Pity the smartphone salespeople and consumers who need graduate degrees in number theory to decipher wireless-carrier rate plans.
Choosing a rate plan, and comparing it to competing plans, requires as much effort as researching and committing to a home mortgage. Why should it take as much effort, if not more, to choose a family plan that might cost $300 per month as it does to choose a mortgage that costs $3,000 per month for 30 years?
This does not compute.
Take Sprint’s Family Share Pack — not that I’m singling Sprint out. Everyone is guilty. Round up the usual suspects!
The Share Pack includes multiple plans with shared data buckets ranging from 600MB to 60GB. The cost of shared-data buckets range from $20 for 600MB up to $225 for 60GB for up to 10 phones. All lines also get unlimited talk and text, which costs another $25 per line per month for unsubsidized phones — if the phones’ data bucket ranges from 600MB to 16GB. The $25 per line fee drops to $15 per line if the user chooses 20GB to 60GB data buckets. Customers who opt for subsidized contract phones pay $40 per line per month.
It reminds me of the 1970s when AT&T, then the government-sanctioned telephone-network monopoly, charged users for local calls based on “message units.” We had no calculators then, just slide rules. We’ve come a long way.

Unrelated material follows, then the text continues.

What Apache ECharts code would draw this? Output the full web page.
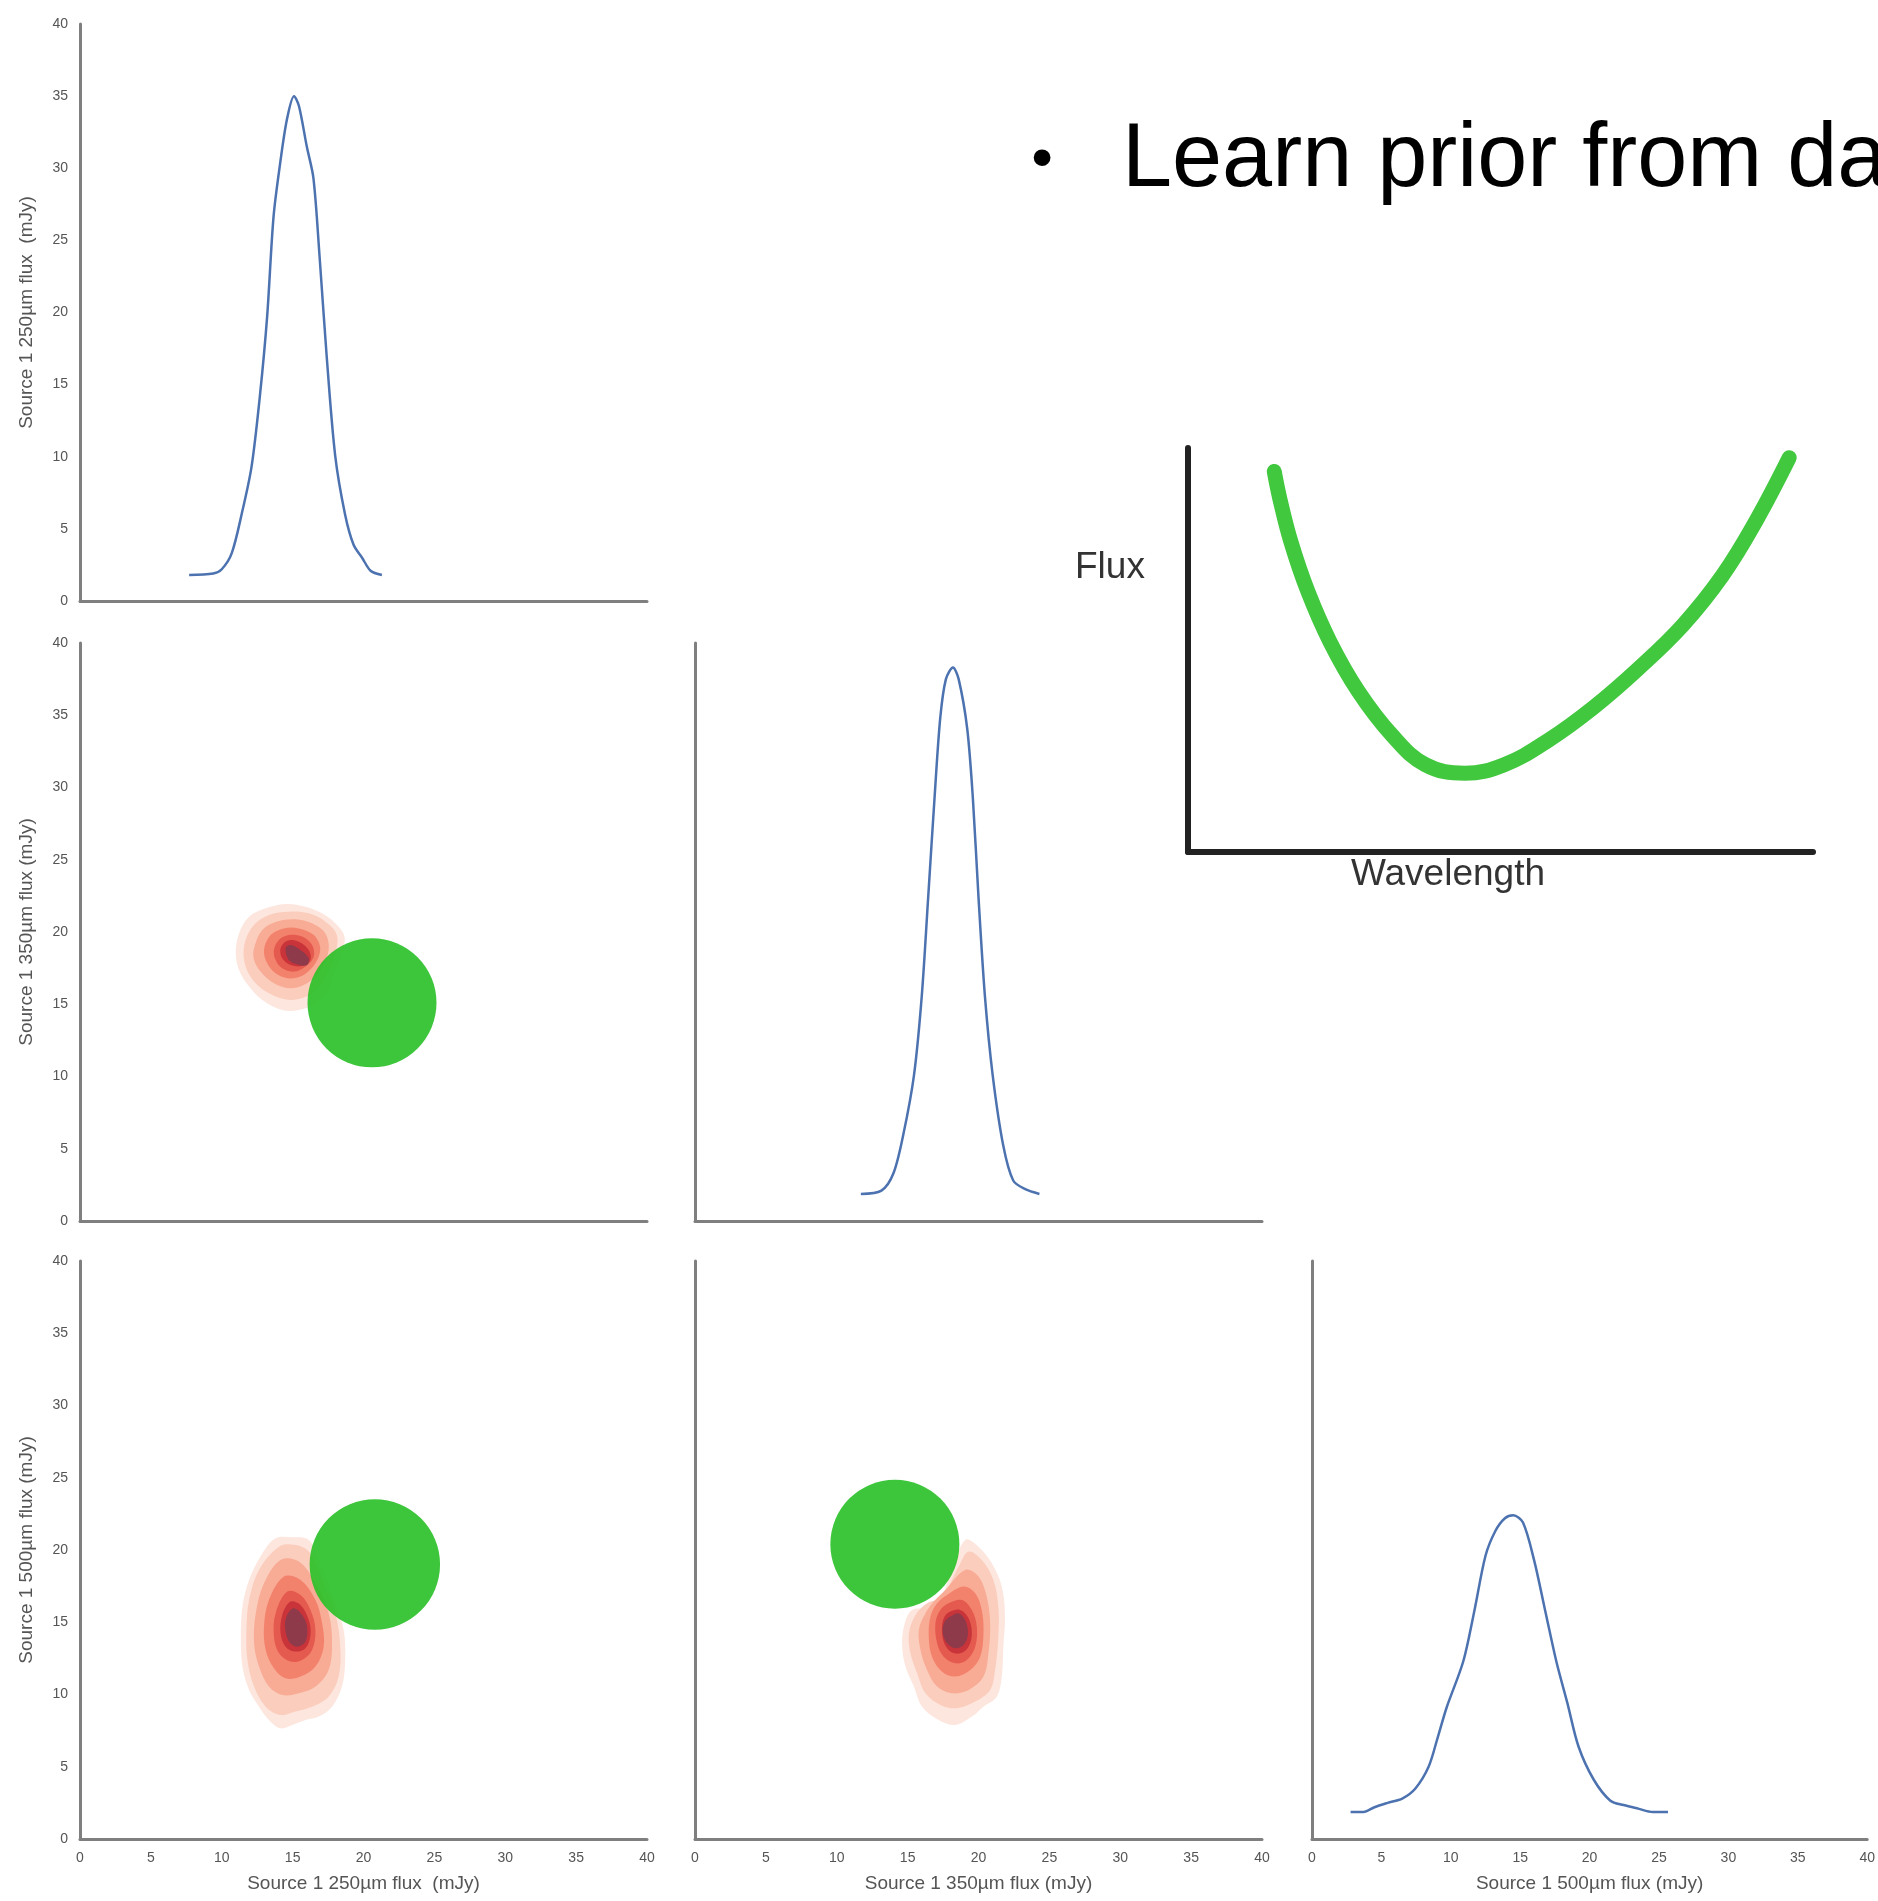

I see a market for a smartphone app that reaches out to the Cloud to download the latest rate-plan information, asks you to input a few parameters, and then automatically calculates the monthly costs of competing plans. Once the consumer sorts out the best plan by price, he can then focus on choosing a carrier based on the amount of included high-speed data (versus 2.5G data), 4G network speed, 4G coverage, and reliability.
People would pay for that app. I would.
I know there’s a math whiz out there who is up to the task.